Pete Carroll may be feeling the heat of a level of losing he’s never experienced and a level of incompetence that may not sit well with upper management.
The former Seattle Seahawks head coach has had a wretched first (and only?) season in charge of the Las Vegas Raiders, and for the second time in a few weeks he’s resorted to firing an assistant coach. Before you guess, offensive line coach Brennan Carroll has kept his job for now.
Just a couple of weeks ago, it was special teams coordinator Tom McMahon.
Following a pathetic 24-10 loss to the Cleveland Browns in Shedeur Sanders’ first start, offensive coordinator Chip Kelly is out.
As noted in this ESPN article, “Las Vegas was 30th in points (15.5), total yards (269), rushing yards (81.4), EPA (minus-61.40) and red zone efficiency (46.2%), respectively.” To make these stats more damning, Kelly was reportedly the NFL’s highest paid offensive coordinator, having come over from college football after winning a national championship with Ohio State’s loaded offense.
If you recall last year’s offensive coordinator search, Kelly was reportedly interviewed by the Seahawks before he took the Ohio State job and Seattle ultimately hired Ryan Grubb, who crashed and burned back to the college ranks. Safe to say that after his first season with the Philadelphia Eagles, it’s been all downhill for Kelly at an NFL level.
Meanwhile, the Raiders started uphill with what now looks like a “Week 1 randomness” upset on the road over the New England Patriots, and have since barrel rolled into a sewage lagoon at 2-9. They’re all but guaranteed to once again be last in the AFC West, while the No. 1 overall pick is a possibility given their remaining schedule and the recent competitiveness of the 1-10 Tennessee Titans (the only other win of Pete’s Raiders tenure).
Carroll famously fired offensive coordinator Jeremy Bates after one season with the Seahawks, but he otherwise never ousted any of his assistants midseason. Moves such as this with a record he’s never experienced before may be an indicator that he’s pushing any button to avoid his own departure.
Here’s what Silver and Black Pride’s Bill Williamson had to say following the latest Raider embarrassment:
This team is just not competing. They haven’t won since Week 6 and they have been beaten by double digits six times. They have scored 10 or fewer points in five times. The Raiders clinched their fourth straight losing season in the process of the Browns’ defeat.

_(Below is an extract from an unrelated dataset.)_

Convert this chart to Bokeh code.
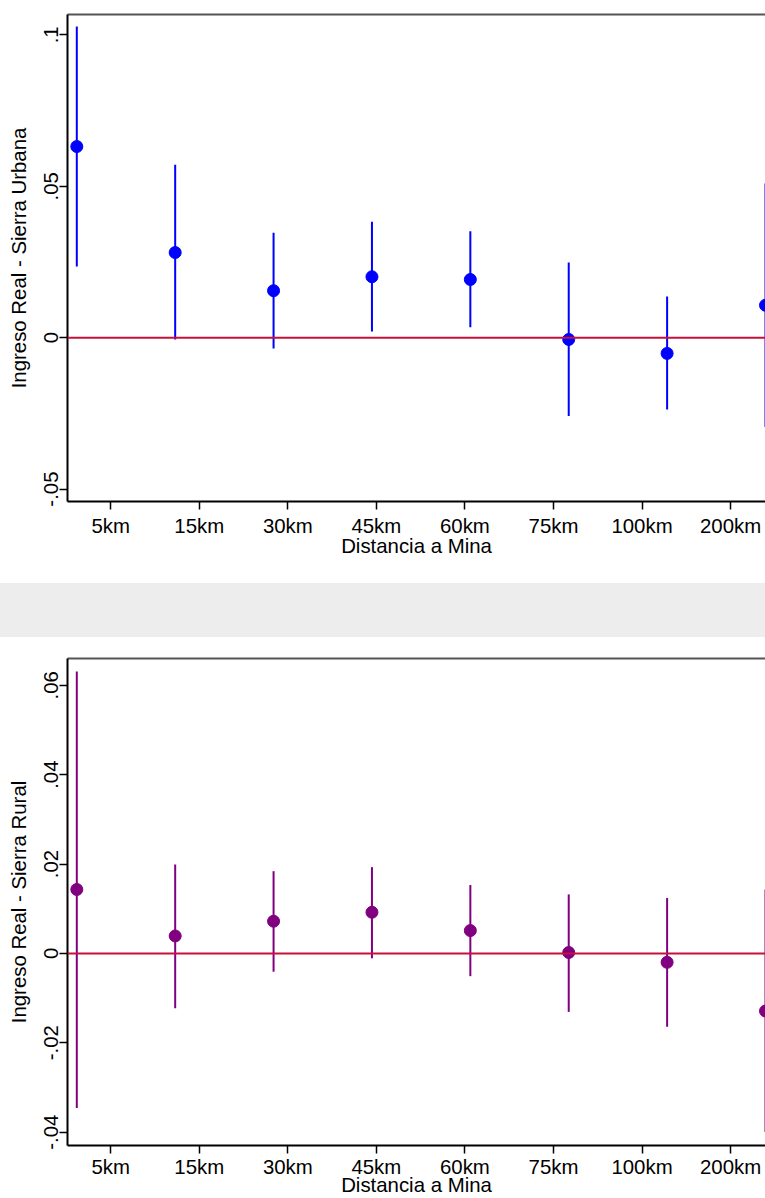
from bokeh.plotting import figure
from bokeh.models import Range1d, Span, ColumnDataSource, FixedTicker, Div, LinearAxis
from bokeh.layouts import column
from bokeh.embed import file_html
from bokeh.resources import INLINE

# ---- data ----
pos = [1, 2, 3, 4, 5, 6, 7, 8]
tick_labels = ["5km", "15km", "30km", "45km", "60km", "75km", "100km", "200km"]
tick_pos = [1.345, 2.245, 3.145, 4.045, 4.945, 5.845, 6.745, 7.645]

urb_coef = [0.0631, 0.0281, 0.0155, 0.0201, 0.0192, -0.0006, -0.0052, 0.0107]
urb_hi = [0.1027, 0.0571, 0.0346, 0.0383, 0.0351, 0.0248, 0.0136, 0.0509]
urb_lo = [0.0235, -0.0006, -0.0036, 0.0020, 0.0034, -0.0259, -0.0237, -0.0295]

rur_coef = [0.0143, 0.0039, 0.0072, 0.0092, 0.0051, 0.0002, -0.0020, -0.0129]
rur_hi = [0.0631, 0.0199, 0.0184, 0.0193, 0.0153, 0.0132, 0.0124, 0.0143]
rur_lo = [-0.0346, -0.0123, -0.0041, -0.0011, -0.0051, -0.0131, -0.0164, -0.0400]

urb_yticks = [-0.05, 0, 0.05, 0.1]
urb_ylabels = ["-.05", "0", ".05", ".1"]
rur_yticks = [-0.04, -0.02, 0, 0.02, 0.04, 0.06]
rur_ylabels = ["-.04", "-.02", "0", ".02", ".04", ".06"]

FONT = "Liberation Sans"
FS = "20.4px"


def make_panel(coef, lo, hi, color, ylabel, yr, yticks, ylabels, height, top, bottom,
               xtick_standoff, xlab_standoff):
    p = figure(width=765, height=height, output_backend="svg", toolbar_location=None,
               x_range=Range1d(0.9055, 8.0), y_range=Range1d(*yr),
               min_border_left=67, min_border_right=0,
               min_border_top=top, min_border_bottom=bottom)
    p.xgrid.visible = False
    p.ygrid.visible = False
    p.outline_line_color = None
    p.background_fill_color = "white"
    p.border_fill_color = "white"

    xa = p.below[0]
    ya = p.left[0]

    # top frame border (no right border visible in the reference)
    top_ax = LinearAxis(ticker=FixedTicker(ticks=[]), axis_line_color="#555555",
                        axis_line_width=2, major_tick_out=0, major_tick_in=0,
                        minor_tick_out=0, minor_tick_in=0,
                        major_label_text_font_size="0px", major_label_standoff=0,
                        axis_label_standoff=0)
    p.add_layout(top_ax, "above")

    src = ColumnDataSource(dict(x=pos, y=coef, lo=lo, hi=hi))
    p.add_layout(Span(location=0, dimension="width", line_color="#C8103A", line_width=2))
    p.segment(x0="x", y0="lo", x1="x", y1="hi", source=src, line_color=color, line_width=2)
    p.scatter(x="x", y="y", source=src, size=12, fill_color=color, line_color=color)

    xa.ticker = FixedTicker(ticks=tick_pos)
    xa.major_label_overrides = {t: l for t, l in zip(tick_pos, tick_labels)}
    xa.axis_label = "Distancia a Mina"

    ya.ticker = FixedTicker(ticks=yticks)
    ya.major_label_overrides = {t: l for t, l in zip(yticks, ylabels)}
    ya.major_label_orientation = "vertical"
    ya.axis_label = ylabel

    for ax in (xa, ya):
        ax.axis_line_color = "black"
        ax.axis_line_width = 2
        ax.major_tick_line_color = "black"
        ax.major_tick_line_width = 1.5
        ax.major_tick_out = 8
        ax.major_tick_in = 0
        ax.minor_tick_line_color = None
        ax.major_label_text_font = FONT
        ax.major_label_text_font_size = FS
        ax.major_label_text_color = "black"
        ax.axis_label_text_font = FONT
        ax.axis_label_text_font_size = FS
        ax.axis_label_text_font_style = "normal"
        ax.axis_label_text_color = "black"
    xa.major_label_standoff = xtick_standoff
    xa.axis_label_standoff = xlab_standoff
    ya.major_label_standoff = 1
    ya.axis_label_standoff = 12
    return p


p1 = make_panel(urb_coef, urb_lo, urb_hi, "#0000FF", "Ingreso Real - Sierra Urbana",
                (-0.0541, 0.1067), urb_yticks, urb_ylabels, 583, 14, 82, 5, -5)
band = Div(text="", width=765, height=54,
           styles={"background-color": "#EDEDED", "margin": "0", "padding": "0"})
p2 = make_panel(rur_coef, rur_lo, rur_hi, "#800080", "Ingreso Real - Sierra Rural",
                (-0.0430, 0.0660), rur_yticks, rur_ylabels, 561, 21, 52, 2, -7)

layout = column(p1, band, p2, spacing=0)
open("out.html", "w").write(file_html(layout, INLINE))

They just can’t compete. It’s just all so bad.
Two more losses will give Carroll his worst ever season as either a college or NFL head coach. With the Los Angeles Chargers and Denver Broncos coming up next, I’d say he’s two weeks away from hitting that 11-loss mark.
The next question is whether or not he’ll bench Geno Smith, who has been a bottom-of-the-NFL quarterback by most advanced metrics this year and apparently is taking his frustrations out on Raiders fans.